## What is needed
Images are not part of the copy; write out the rest of the data exactly as given.

───

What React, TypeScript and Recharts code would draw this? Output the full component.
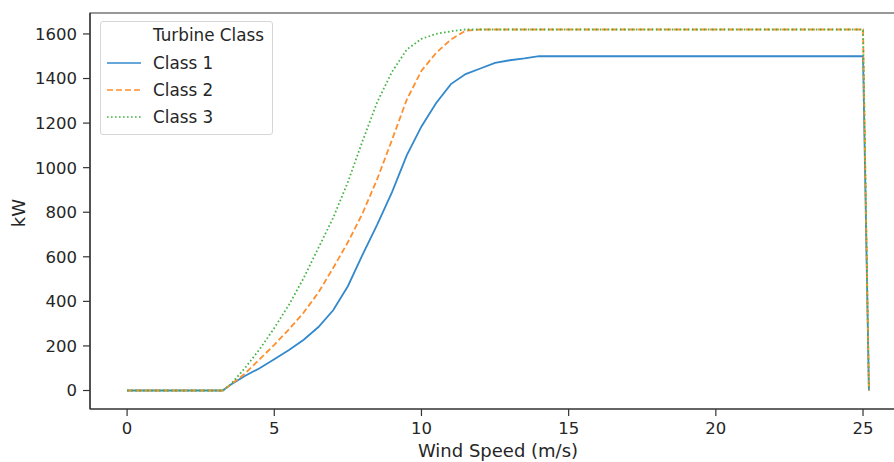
import React from 'react';
import { LineChart, Line, XAxis, YAxis, Legend, ReferenceArea } from 'recharts';

const windSpeed = [0, 0.5, 1, 1.5, 2, 2.5, 3, 3.25, 3.5, 4, 4.5, 5, 5.5, 6, 6.5, 7, 7.5, 8, 8.5, 9, 9.5, 10, 10.5, 11, 11.5, 12, 12.5, 13, 13.5, 14, 15, 20, 25, 25.2];
const class1 = [0, 0, 0, 0, 0, 0, 0, 0, 25, 65, 100, 140, 182, 228, 285, 360, 468, 610, 745, 890, 1055, 1185, 1290, 1375, 1420, 1445, 1470, 1482, 1490, 1500, 1500, 1500, 1500, 0];
const class2 = [0, 0, 0, 0, 0, 0, 0, 0, 25, 75, 140, 205, 275, 350, 440, 550, 665, 795, 950, 1125, 1305, 1435, 1515, 1575, 1615, 1620, 1620, 1620, 1620, 1620, 1620, 1620, 1620, 0];
const class3 = [0, 0, 0, 0, 0, 0, 0, 0, 25, 100, 185, 280, 385, 505, 640, 775, 935, 1120, 1295, 1430, 1530, 1578, 1600, 1612, 1620, 1620, 1620, 1620, 1620, 1620, 1620, 1620, 1620, 0];

const xTicks = [0, 5, 10, 15, 20, 25];
const yTicks = [0, 200, 400, 600, 800, 1000, 1200, 1400, 1600];
const legendTitle = 'Turbine Class';
const seriesNames = ['Class 1', 'Class 2', 'Class 3'];

const data = windSpeed.map((w, i) => ({ w, c1: class1[i], c2: class2[i], c3: class3[i] }));

const FONT = '"DejaVu Sans", sans-serif';
const TEXT = '#262626';
const AX = '#333333';
const COLORS = ['#3389cc', '#ff8f2e', '#47b347'];
const DASH = [undefined, '6 3', '1.6 2.4'];
const FS_TICK = 16.5;
const FS_LEG = 16.8;
const FS_LAB = 18;

const XMIN = -1.26;
const XMAX = 26.46;
const YMIN = -83;
const YMAX = 1694;

const LegendBox = () => (
  <div
    style={{
      width: 173,
      height: 114,
      border: '1px solid #d6d6d6',
      borderRadius: 3,
      background: 'rgba(255,255,255,0.8)',
      boxSizing: 'border-box',
      fontFamily: FONT,
      fontSize: FS_LEG,
      color: TEXT,
      position: 'relative',
    }}
  >
    <div style={{ position: 'absolute', left: 52, top: 13 - 10, lineHeight: '20px', whiteSpace: 'nowrap' }}>{legendTitle}</div>
    {seriesNames.map((n, i) => (
      <div key={n} style={{ position: 'absolute', left: 0, top: 41 + i * 27 - 10, height: 20, width: 170 }}>
        <svg width={50} height={20} style={{ position: 'absolute', left: 0, top: 0 }}>
          <line x1={6} x2={40} y1={10} y2={10} stroke={COLORS[i]} strokeWidth={1.7} strokeDasharray={DASH[i]} />
        </svg>
        <div style={{ position: 'absolute', left: 52, top: 0, lineHeight: '20px', whiteSpace: 'nowrap' }}>{n}</div>
      </div>
    ))}
  </div>
);

export default function App() {
  return (
    <div style={{ position: 'absolute', left: 0, top: 0, width: 894, height: 462, overflow: 'hidden', background: '#fff' }}>
      <LineChart
        width={916}
        height={462}
        data={data}
        margin={{ top: 13, right: 10, bottom: 23, left: 30 }}
        style={{ fontFamily: FONT }}
      >
        <XAxis
          dataKey="w"
          type="number"
          domain={[XMIN, XMAX]}
          ticks={xTicks}
          allowDataOverflow
          height={30}
          tickSize={7}
          tickMargin={6}
          tick={{ fill: TEXT, fontSize: FS_TICK, fontFamily: FONT }}
          axisLine={{ stroke: AX, strokeWidth: 1.2 }}
          tickLine={{ stroke: AX, strokeWidth: 1.2 }}
          label={{
            content: (p: any) => {
              const vb = p.viewBox || { x: 90, y: 409, width: 816, height: 30 };
              return (
                <text x={vb.x + vb.width / 2} y={vb.y + 48} textAnchor="middle" fontSize={FS_LAB} fontFamily={FONT} fill={TEXT}>
                  Wind Speed (m/s)
                </text>
              );
            },
          }}
        />
        <YAxis
          type="number"
          domain={[YMIN, YMAX]}
          ticks={yTicks}
          allowDataOverflow
          width={60}
          tickSize={7}
          tickMargin={6}
          tick={{ fill: TEXT, fontSize: FS_TICK, fontFamily: FONT }}
          axisLine={{ stroke: AX, strokeWidth: 1.2 }}
          tickLine={{ stroke: AX, strokeWidth: 1.2 }}
          label={{
            content: (p: any) => {
              const vb = p.viewBox || { x: 30, y: 13, width: 60, height: 396 };
              const cx = vb.x - 12;
              const cy = vb.y + vb.height / 2 + 2;
              return (
                <text x={cx} y={cy} transform={`rotate(-90, ${cx}, ${cy})`} textAnchor="middle" dominantBaseline="central" fontSize={FS_LAB} fontFamily={FONT} fill={TEXT}>
                  kW
                </text>
              );
            },
          }}
        />
        <ReferenceArea x1={XMIN} x2={XMAX} y1={YMIN} y2={YMAX} fill="none" stroke={AX} strokeWidth={1.2} ifOverflow="visible" />
        <Legend
          layout="vertical"
          align="center"
          verticalAlign="middle"
          content={() => <LegendBox />}
          wrapperStyle={{ position: 'absolute', left: 100, top: 21, width: 173, height: 114 }}
        />
        <Line type="linear" dataKey="c1" name="Class 1" stroke={COLORS[0]} strokeWidth={1.8} dot={false} isAnimationActive={false} />
        <Line type="linear" dataKey="c2" name="Class 2" stroke={COLORS[1]} strokeWidth={1.8} strokeDasharray={DASH[1]} dot={false} isAnimationActive={false} />
        <Line type="linear" dataKey="c3" name="Class 3" stroke={COLORS[2]} strokeWidth={1.8} strokeDasharray={DASH[2]} dot={false} isAnimationActive={false} />
      </LineChart>
    </div>
  );
}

───

## Expected output
What React, TypeScript and Recharts code would draw this? Output the full component.
import React from 'react';
import { LineChart, Line, XAxis, YAxis, Legend, ReferenceArea } from 'recharts';

const windSpeed = [0, 0.5, 1, 1.5, 2, 2.5, 3, 3.25, 3.5, 4, 4.5, 5, 5.5, 6, 6.5, 7, 7.5, 8, 8.5, 9, 9.5, 10, 10.5, 11, 11.5, 12, 12.5, 13, 13.5, 14, 15, 20, 25, 25.2];
const class1 = [0, 0, 0, 0, 0, 0, 0, 0, 25, 65, 100, 140, 182, 228, 285, 360, 468, 610, 745, 890, 1055, 1185, 1290, 1375, 1420, 1445, 1470, 1482, 1490, 1500, 1500, 1500, 1500, 0];
const class2 = [0, 0, 0, 0, 0, 0, 0, 0, 25, 75, 140, 205, 275, 350, 440, 550, 665, 795, 950, 1125, 1305, 1435, 1515, 1575, 1615, 1620, 1620, 1620, 1620, 1620, 1620, 1620, 1620, 0];
const class3 = [0, 0, 0, 0, 0, 0, 0, 0, 25, 100, 185, 280, 385, 505, 640, 775, 935, 1120, 1295, 1430, 1530, 1578, 1600, 1612, 1620, 1620, 1620, 1620, 1620, 1620, 1620, 1620, 1620, 0];

const xTicks = [0, 5, 10, 15, 20, 25];
const yTicks = [0, 200, 400, 600, 800, 1000, 1200, 1400, 1600];
const legendTitle = 'Turbine Class';
const seriesNames = ['Class 1', 'Class 2', 'Class 3'];

const data = windSpeed.map((w, i) => ({ w, c1: class1[i], c2: class2[i], c3: class3[i] }));

const FONT = '"DejaVu Sans", sans-serif';
const TEXT = '#262626';
const AX = '#333333';
const COLORS = ['#3389cc', '#ff8f2e', '#47b347'];
const DASH = [undefined, '6 3', '1.6 2.4'];
const FS_TICK = 16.5;
const FS_LEG = 16.8;
const FS_LAB = 18;

const XMIN = -1.26;
const XMAX = 26.46;
const YMIN = -83;
const YMAX = 1694;

const LegendBox = () => (
  <div
    style={{
      width: 173,
      height: 114,
      border: '1px solid #d6d6d6',
      borderRadius: 3,
      background: 'rgba(255,255,255,0.8)',
      boxSizing: 'border-box',
      fontFamily: FONT,
      fontSize: FS_LEG,
      color: TEXT,
      position: 'relative',
    }}
  >
    <div style={{ position: 'absolute', left: 52, top: 13 - 10, lineHeight: '20px', whiteSpace: 'nowrap' }}>{legendTitle}</div>
    {seriesNames.map((n, i) => (
      <div key={n} style={{ position: 'absolute', left: 0, top: 41 + i * 27 - 10, height: 20, width: 170 }}>
        <svg width={50} height={20} style={{ position: 'absolute', left: 0, top: 0 }}>
          <line x1={6} x2={40} y1={10} y2={10} stroke={COLORS[i]} strokeWidth={1.7} strokeDasharray={DASH[i]} />
        </svg>
        <div style={{ position: 'absolute', left: 52, top: 0, lineHeight: '20px', whiteSpace: 'nowrap' }}>{n}</div>
      </div>
    ))}
  </div>
);

export default function App() {
  return (
    <div style={{ position: 'absolute', left: 0, top: 0, width: 894, height: 462, overflow: 'hidden', background: '#fff' }}>
      <LineChart
        width={916}
        height={462}
        data={data}
        margin={{ top: 13, right: 10, bottom: 23, left: 30 }}
        style={{ fontFamily: FONT }}
      >
        <XAxis
          dataKey="w"
          type="number"
          domain={[XMIN, XMAX]}
          ticks={xTicks}
          allowDataOverflow
          height={30}
          tickSize={7}
          tickMargin={6}
          tick={{ fill: TEXT, fontSize: FS_TICK, fontFamily: FONT }}
          axisLine={{ stroke: AX, strokeWidth: 1.2 }}
          tickLine={{ stroke: AX, strokeWidth: 1.2 }}
          label={{
            content: (p: any) => {
              const vb = p.viewBox || { x: 90, y: 409, width: 816, height: 30 };
              return (
                <text x={vb.x + vb.width / 2} y={vb.y + 48} textAnchor="middle" fontSize={FS_LAB} fontFamily={FONT} fill={TEXT}>
                  Wind Speed (m/s)
                </text>
              );
            },
          }}
        />
        <YAxis
          type="number"
          domain={[YMIN, YMAX]}
          ticks={yTicks}
          allowDataOverflow
          width={60}
          tickSize={7}
          tickMargin={6}
          tick={{ fill: TEXT, fontSize: FS_TICK, fontFamily: FONT }}
          axisLine={{ stroke: AX, strokeWidth: 1.2 }}
          tickLine={{ stroke: AX, strokeWidth: 1.2 }}
          label={{
            content: (p: any) => {
              const vb = p.viewBox || { x: 30, y: 13, width: 60, height: 396 };
              const cx = vb.x - 12;
              const cy = vb.y + vb.height / 2 + 2;
              return (
                <text x={cx} y={cy} transform={`rotate(-90, ${cx}, ${cy})`} textAnchor="middle" dominantBaseline="central" fontSize={FS_LAB} fontFamily={FONT} fill={TEXT}>
                  kW
                </text>
              );
            },
          }}
        />
        <ReferenceArea x1={XMIN} x2={XMAX} y1={YMIN} y2={YMAX} fill="none" stroke={AX} strokeWidth={1.2} ifOverflow="visible" />
        <Legend
          layout="vertical"
          align="center"
          verticalAlign="middle"
          content={() => <LegendBox />}
          wrapperStyle={{ position: 'absolute', left: 100, top: 21, width: 173, height: 114 }}
        />
        <Line type="linear" dataKey="c1" name="Class 1" stroke={COLORS[0]} strokeWidth={1.8} dot={false} isAnimationActive={false} />
        <Line type="linear" dataKey="c2" name="Class 2" stroke={COLORS[1]} strokeWidth={1.8} strokeDasharray={DASH[1]} dot={false} isAnimationActive={false} />
        <Line type="linear" dataKey="c3" name="Class 3" stroke={COLORS[2]} strokeWidth={1.8} strokeDasharray={DASH[2]} dot={false} isAnimationActive={false} />
      </LineChart>
    </div>
  );
}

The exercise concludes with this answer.